Annapolis Capital - October 8, 1980

Memory Wanders To Childhood

 

By Joe Gross

 

It's funny how nostalgia can take you away from a sports event you really want to see.

 

Being a native of Philadelphia, it's rather natural for me to pull for the Phillies in the National League Championship Series - that's the formal name for the playoffs. But, I found that wasn't really the situation. The Phillies of today, those who were on the field last night, are not the Phillies of my era. I left Philadelphia just one year after Veterans Stadium was opened. Steve Carlton and Larry Bowa are the only real carryovers from those days, at least they were the only players I ever got to know.

 

But going back those eight or so years, is not what I consider nostalgia.

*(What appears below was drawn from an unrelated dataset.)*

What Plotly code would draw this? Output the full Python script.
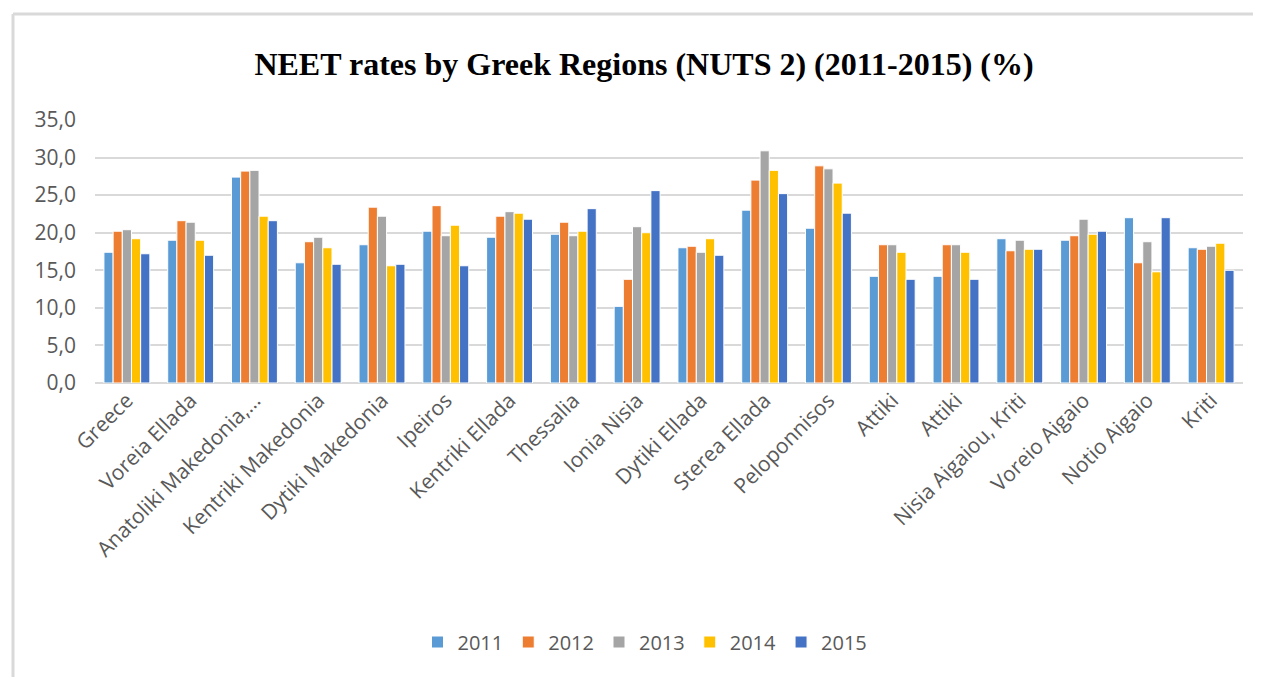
import plotly.graph_objects as go

# NEET rates (%) by Greek NUTS 2 region
regions = ["Greece", "Voreia Ellada", "Anatoliki Makedonia,…", "Kentriki Makedonia",
           "Dytiki Makedonia", "Ipeiros", "Kentriki Ellada", "Thessalia", "Ionia Nisia",
           "Dytiki Ellada", "Sterea Ellada", "Peloponnisos", "Attiki", "Attiki",
           "Nisia Aigaiou, Kriti", "Voreio Aigaio", "Notio Aigaio", "Kriti"]

y2011 = [17.4, 19.0, 27.4, 16.0, 18.4, 20.2, 19.4, 19.8, 10.2, 18.0, 23.0, 20.6, 14.2, 14.2, 19.2, 19.0, 22.0, 18.0]
y2012 = [20.2, 21.6, 28.2, 18.8, 23.4, 23.6, 22.2, 21.4, 13.8, 18.2, 27.0, 28.9, 18.4, 18.4, 17.6, 19.6, 16.0, 17.8]
y2013 = [20.4, 21.4, 28.3, 19.4, 22.2, 19.6, 22.8, 19.6, 20.8, 17.4, 30.9, 28.5, 18.4, 18.4, 19.0, 21.8, 18.8, 18.2]
y2014 = [19.2, 19.0, 22.2, 18.0, 15.6, 21.0, 22.6, 20.2, 20.0, 19.2, 28.3, 26.6, 17.4, 17.4, 17.8, 19.8, 14.8, 18.6]
y2015 = [17.2, 17.0, 21.6, 15.8, 15.8, 15.6, 21.8, 23.2, 25.6, 17.0, 25.2, 22.6, 13.8, 13.8, 17.8, 20.2, 22.0, 15.0]

years = ["2011", "2012", "2013", "2014", "2015"]
series = [y2011, y2012, y2013, y2014, y2015]
colors = ["#5B9BD5", "#ED7D31", "#A5A5A5", "#FFC000", "#4472C4"]

# numeric positions so that the duplicated "Attiki" keeps its own slot
xpos = list(range(len(regions)))

fig = go.Figure()
for name, vals, col in zip(years, series, colors):
    fig.add_trace(go.Bar(
        x=xpos, y=vals, name=name,
        marker=dict(color=col, line=dict(color="white", width=1)),
    ))

# page body has an 8px margin, so the figure starts 8px in
OFF = 8
W, H = 1261 - OFF, 677 - OFF
L, R, T, B = 95 - OFF, 18, 120 - OFF, 294
pw, ph = W - L - R, H - T - B


def px_x(p):
    # screen pixel -> paper x
    return (p - OFF - L) / pw


def px_y(p):
    # screen pixel -> paper y
    return (H - B - (p - OFF)) / ph


fig.update_layout(
    width=W, height=H,
    margin=dict(l=L, r=R, t=T, b=B),
    plot_bgcolor="white", paper_bgcolor="white",
    separators=",.",
    barmode="group", bargap=0.28, bargroupgap=0,
    font=dict(family="Open Sans, Liberation Sans, sans-serif", color="#595959"),
    title=dict(
        text="<b>NEET rates by Greek Regions (NUTS 2) (2011-2015) (%)</b>",
        font=dict(family="Liberation Serif, Times New Roman, serif", size=32, color="black"),
        x=(644 - OFF) / W, xanchor="center", y=1 - (64 - OFF) / H, yanchor="middle",
        xref="container", yref="container",
    ),
    xaxis=dict(
        tickmode="array", tickvals=xpos, ticktext=regions,
        tickangle=-45, tickfont=dict(size=21, color="#595959"),
        range=[-0.5, len(regions) - 0.5],
        showgrid=False, showline=False, zeroline=False, ticks="",
    ),
    yaxis=dict(
        range=[0, 35], dtick=5, tickformat=".1f",
        tickfont=dict(size=21, color="#595959"),
        showgrid=True, gridcolor="#D9D9D9", gridwidth=1.5,
        zeroline=True, zerolinecolor="#D9D9D9", zerolinewidth=1.5,
        showline=False, ticks="", ticklabelstandoff=18,
    ),
    legend=dict(
        orientation="h", x=px_x(645), xanchor="center",
        y=px_y(642), yanchor="middle",
        font=dict(size=20, color="#595959"),
        traceorder="normal", itemwidth=30,
    ),
    shapes=[
        dict(type="line", xref="paper", yref="paper",
             x0=px_x(13), x1=px_x(1270), y0=px_y(14), y1=px_y(14),
             line=dict(color="#D9D9D9", width=3)),
        dict(type="line", xref="paper", yref="paper",
             x0=px_x(13), x1=px_x(13), y0=px_y(14), y1=px_y(690),
             line=dict(color="#D9D9D9", width=3)),
    ],
)

fig.write_html("out.html")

Nostalgia takes me back many more years, to my only memory of the Phillies playing in the World Series. That was in 1950 and that was only the second time the Phillies had ever reached that pinnacle. The previous World Series appearance was in 1915, which is a few years before even my time.

 

Those were the "good old days" of baseball. There were 16 teams with 25 players apiece. Only the very best players were able to play in the major leagues. The real baseball fans knew virtually every player on every team.

 

There were no free agents jumping around from team to team. There were no big legal battles. Baseball was fun then.

 

Managers used just about the same lineup every day and the fans, the real fans, even knew the lineups of just about every one of the 16 teams.

 

There were no "championship series" because there were no divisions. There were eight teams in each league and the champion of the league went to the World Series.

 

The only playoffs came when two teams tied for the title at the end of the regular 154-game season. There weren't very many of them.

 

Making the nostalgia thing even worse was a picture of Shibe Park, which was Philadelphia's stadium back then Later it was renamed Connie Mack .Stadium in honor of Cornelius McGillicudy - Connie Mack - who owned and managed the Philadelphia A's of the American League. Yes they are the predecessors of the Kansas City and now Oakland A's.

 

Shibe Park was a majestic edifice a city block square. It even had real grass across the broad expanse of playing area that included a distance of 446 feet to dead centerfield. Of course, even after expanding the seating capacity, only 33166 fans constituted a sellout crowd.

 

I remember my mother putting me on the trolley car at our corner and giving me a dollar to go to the ball games. Most times, especially when the A's were playing, kids my age-six or seven - were let in free by the friendly ticket takers. I remember going to the top of the upper deck stands and sitting with an old man in a straw hat. I didn't know him, but occasionally he would buy me a hot dog. I learned later the man in that top row seat was none other than Connie Mack himself. That never meant much to me until I was grown up and realized just who and what Mr. Mack was.

 

I remember later taking my little brother to see a ball game at Connie Mack Stadium. He didn't understand how we went into a huge building and walked to our seats which were outdoors. I'm not sure whether or not he ever figured that out.

 

I can still tell you the names of just about every player on the Phillies and A's teams of those days, though I'm not sure why I really remember them.

 

The worst thing about my boyhood is that I was a Brooklyn Dodgers fan simply because my father came from Brooklyn. Every once in a while the family would take a train to New York - trains were reasonable enough then that a family could ride them together - to see the family. I would be able to go to Ebbets Field to see my special heroes, the Dodgers. I can tell you just about every player on the Dodgers team, too.

 

The stadia sure were great for watching baseball games back then. The stands started close to the field. The variations of the walls made a ball hit off the wall an experience. Outfielders had to learn to play the nooks and juts of every wall. The infielders had to learn to field a ball on the grass and on the dirt, not on a plastic carpet with seams and spots of dirt.

 

Baseball was different back then. The players were different and the fans were different. The talent in the major leagues had not been watered down by vast expansion and the players were proud to be major leaguers.

 

That, however, is all in the past. Nothing can bring back those days and I don't think I'd really want to. After all, that would take away the need for nostalgia and what would life be without the "good old days'" to look back on?